How do you go about selling your house to the county council? Do they buy them to house people on the list or what?


----------



## Art (8 Nov 2006)

Sold mine to the council too (in Cork). Had heard some nightmare stories so I told that auctioneer that I was insisting on a very quick sale. It closed about a month after going sale agreed. They bought it through the auctioneer.


----------



## MandaC (8 Nov 2006)

My sister has recently gone sale agreed with South Dublin County Council on her house in Clondalkin and is wondering how slow they will be at processing paperwork.  It was bought through an Esate Agent, who searches the areas on behalf of the Council.  She only found out it was to SDCC when the paperwork trail started.  They had initially thought the woman was an investor purchasing for herself.

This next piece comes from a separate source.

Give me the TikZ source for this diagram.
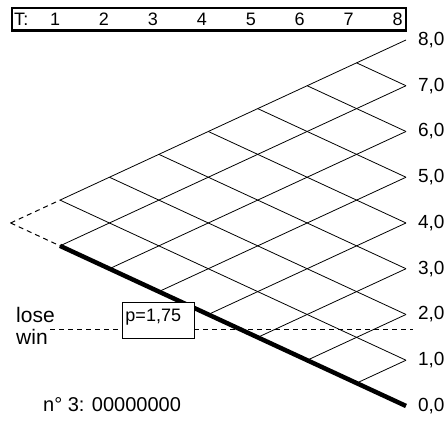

My sister got the cold shoulder from the neighbours when they found out who the sale is going to!


----------



## Bamhan (8 Nov 2006)

Hope we will have a quick sale so, thanks.


----------



## MOB (8 Nov 2006)

"She only found out it was to SDCC when the paperwork trail started. They had initially thought the woman was an investor purchasing for herself"

If an individual buys a house with a Shared Ownership loan from the Council, then the legal purchaser will be the Council, but for practical purposes, the new house owner is the Shared Ownership applicant.  However, it is hard to see how someone holding herself out as an investor could be on the Shared Ownerhsip scheme.


----------



## MandaC (8 Nov 2006)

No the lady who purchased was not somebody purchasing under the Shared Ownership scheme. 

Once the sale was agreed and the finer details were being agreed, she told my sisters estate agent in conversation that she was in fact an Estate Agent who buys reasonably cheap houses in good condition on behalf of South Dublin County Council.


----------



## BigM (9 Nov 2006)

Has anyone sold to the CC directly? I know Dublin CC have a link on their website where you can offer them properties.
I'm thinking of selling my ex-corp house and am trying to find out what DCC are like to deal with. Do they send out their own valuers or do they simply ask local EAs what Estate ABC market prices are?
Any info/feedback gratefully accepted...


----------